Why No One Stops Israel
Every day we watch the images. Hospitals turned to rubble. Families erased in an instant. White phosphorus raining down like deadly manna. And still, the world does nothing. Governments mouth “concern” while continuing to arm the state that carries out what the rest of us recognise plainly as genocide.
Why?
The answer isn’t complicated. It’s money, lobbying, and power. But it’s also history, guilt, and cowardice.
In the United States, pro-Israel lobbies like AIPAC wield more influence than most voters could dream of. They pour millions into campaigns, dictate who rises and who falls in Congress, and ensure that any politician who dares criticise Israel pays a heavy price. Washington doesn’t represent the people — if it did, public opinion, especially among younger Americans, would already have shifted US policy. Washington represents donors, weapons manufacturers, and entrenched alliances.
Because this isn’t just about ideology. It’s about the military-industrial complex. Israel receives $3.8 billion in US military aid annually — but it’s not just a client, it’s also a laboratory. Weapons are tested on Palestinians, then marketed around the world as “combat proven.” Drones, surveillance systems, riot control technologies — all perfected on occupied land. War and occupation become profitable business models.
In Europe, silence is fed by guilt. The Holocaust remains an open wound, but instead of confronting their own histories of fascism and complicity, European states outsource atonement to Palestine. “Supporting Israel” is dressed up as moral duty, even when it means turning away from international law, even when it means turning away from the human rights principles Europe claims to embody.

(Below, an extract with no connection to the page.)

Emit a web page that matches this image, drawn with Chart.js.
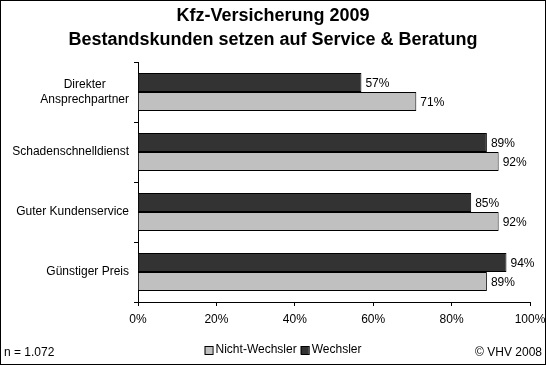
<!DOCTYPE html>
<html>
<head>
<meta charset="utf-8">
<script src="https://cdn.jsdelivr.net/npm/chart.js@4"></script>
<style>
  html, body { margin: 0; padding: 0; background: #fff; }
  canvas { display: block; }
</style>
</head>
<body>
<canvas id="chart" width="546" height="365"></canvas>
<script>
const categories = [["Direkter", "Ansprechpartner"], "Schadenschnelldienst", "Guter Kundenservice", "Günstiger Preis"];
const wechsler = [57, 89, 85, 94];
const nichtWechsler = [71, 92, 92, 89];
const xMin = 0, xMax = 100, xStep = 20;
const titleLines = ["Kfz-Versicherung 2009", "Bestandskunden setzen auf Service & Beratung"];
const sampleNote = "n = 1.072";
const sourceNote = "© VHV 2008";

const FONT = "'Liberation Sans', Arial, sans-serif";

// pad shorter lines with spaces so a right-aligned multi-line label looks centred
function centerLines(lines) {
  const ctx = document.createElement("canvas").getContext("2d");
  ctx.font = "12px " + FONT;
  const widest = Math.max(...lines.map(l => ctx.measureText(l).width));
  const space = ctx.measureText(" ").width;
  return lines.map(l => l + " ".repeat(Math.round((widest - ctx.measureText(l).width) / 2 / space)));
}

const valueLabels = {
  id: "valueLabels",
  afterDatasetsDraw(chart) {
    const ctx = chart.ctx;
    ctx.save();
    ctx.font = "12px " + FONT;
    ctx.fillStyle = "#000";
    ctx.textAlign = "left";
    ctx.textBaseline = "middle";
    chart.data.datasets.forEach((ds, i) => {
      chart.getDatasetMeta(i).data.forEach((bar, j) => {
        ctx.fillText(ds.data[j] + "%", bar.x + 4, bar.y + 1);
      });
    });
    ctx.restore();
  }
};

const footer = {
  id: "footer",
  afterDraw(chart) {
    const ctx = chart.ctx;
    ctx.save();
    ctx.font = "12px " + FONT;
    ctx.textBaseline = "middle";
    ctx.fillStyle = "#000";

    // legend, Nicht-Wechsler first
    const items = chart.data.datasets.slice().reverse();
    const box = 8, gap = 3, itemGap = 4;
    let total = 0;
    items.forEach((ds, k) => {
      total += box + gap + ctx.measureText(ds.label).width + (k < items.length - 1 ? itemGap : 0);
    });
    let x = 283 - total / 2;
    const ly = 350;
    items.forEach(ds => {
      ctx.fillStyle = ds.backgroundColor;
      ctx.fillRect(x, ly - box / 2, box, box);
      ctx.strokeStyle = "#000";
      ctx.lineWidth = 1;
      ctx.strokeRect(x + 0.5, ly - box / 2 + 0.5, box, box);
      x += box + gap;
      ctx.fillStyle = "#000";
      ctx.textAlign = "left";
      ctx.fillText(ds.label, x, ly);
      x += ctx.measureText(ds.label).width + itemGap;
    });

    ctx.textAlign = "left";
    ctx.fillText(sampleNote, 4, 353);
    ctx.textAlign = "right";
    ctx.fillText(sourceNote, 542, 353);

    // frame around the whole picture
    ctx.strokeStyle = "#000";
    ctx.lineWidth = 1;
    ctx.strokeRect(0.5, 0.5, chart.width - 1, chart.height - 1);
    ctx.restore();
  }
};

new Chart(document.getElementById("chart"), {
  type: "bar",
  data: {
    labels: categories,
    datasets: [
      {
        label: "Wechsler",
        data: wechsler,
        backgroundColor: "#333333",
        borderColor: "#000",
        borderWidth: 1
      },
      {
        label: "Nicht-Wechsler",
        data: nichtWechsler,
        backgroundColor: "#c0c0c0",
        borderColor: "#000",
        borderWidth: 1
      }
    ]
  },
  options: {
    indexAxis: "y",
    responsive: false,
    animation: false,
    devicePixelRatio: 1,
    categoryPercentage: 0.633,
    barPercentage: 1,
    layout: { padding: 0 },
    plugins: {
      legend: { display: false },
      tooltip: { enabled: false },
      title: {
        display: true,
        text: titleLines,
        color: "#000",
        font: { family: FONT, size: 18, weight: "bold", lineHeight: 24 / 18 },
        padding: { top: 4, bottom: 10 }
      }
    },
    scales: {
      x: {
        min: xMin,
        max: xMax,
        ticks: {
          stepSize: xStep,
          color: "#000",
          font: { family: FONT, size: 12 },
          padding: 6,
          callback: v => v + "%"
        },
        grid: { drawOnChartArea: false, drawTicks: true, tickLength: 4, color: "#000" },
        border: { display: true, color: "#000" },
        afterFit(scale) {
          scale.height = 63;
          scale.paddingRight = 16;
        }
      },
      y: {
        ticks: {
          color: "#000",
          font: { family: FONT, size: 12 },
          padding: 5,
          callback(value) {
            const l = this.getLabelForValue(value);
            return Array.isArray(l) ? centerLines(l) : l;
          }
        },
        grid: { drawOnChartArea: false, drawTicks: true, tickLength: 4, color: "#000" },
        border: { display: true, color: "#000" },
        afterFit(scale) { scale.width = 138; }
      }
    }
  },
  plugins: [valueLabels, footer]
});
</script>
</body>
</html>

And everywhere, the threat hangs in the air: speak against Israel, and you will be branded antisemitic. A false equivalence weaponised to shut down criticism, even when Jewish voices are among the loudest calling this what it is. Politicians, artists, academics, NGOs — silenced not because they are wrong, but because they are afraid.
The media plays its role too, softening language into propaganda: “clashes” instead of massacres, “conflict” instead of occupation, “both sides” instead of coloniser and colonised. A genocide packaged as balance.
Meanwhile, leaders line up in complicity. Trump, who signs the cheques. Ursula von der Leyen, who parrots Israel’s right to defend itself while schools in Gaza are turned to ash. Rishi Sunak, Emmanuel Macron, Olaf Scholz — the self-declared defenders of liberal democracy, all covering for an apartheid state because it suits their strategic interests.
This is why no one stops Israel: because genocide is profitable. Because empire protects empire. Because guilt is easier to project than to resolve. Because politicians fear lobbyists more than they fear the judgement of history.
But if leadership is corrupt — as it always is — then it’s up to the people. It always has been.
It was the people in Portugal in 1974, handing out red carnations to soldiers, who ended decades of dictatorship without firing a shot.
It was the people in South Africa, building boycotts and refusing complicity, who forced the world to confront and dismantle apartheid.
It was the people in the Civil Rights Movement in the United States, marching and sitting in, who tore down Jim Crow when politicians would have left it standing.
Change doesn’t come from leaders. It comes from ordinary people who decide that enough is enough, who refuse to accept the story as it’s written.
And that is where the power lies now: not in the halls of parliaments or in the budgets of weapons contractors, but in the streets, in solidarity, in the refusal to stay silent while genocide is carried out before our eyes.




Thank you 🇵🇸 it's the same old story over and over, people pretending shit is complicated when all it is is money and power.
This essay is incredibly dear to me.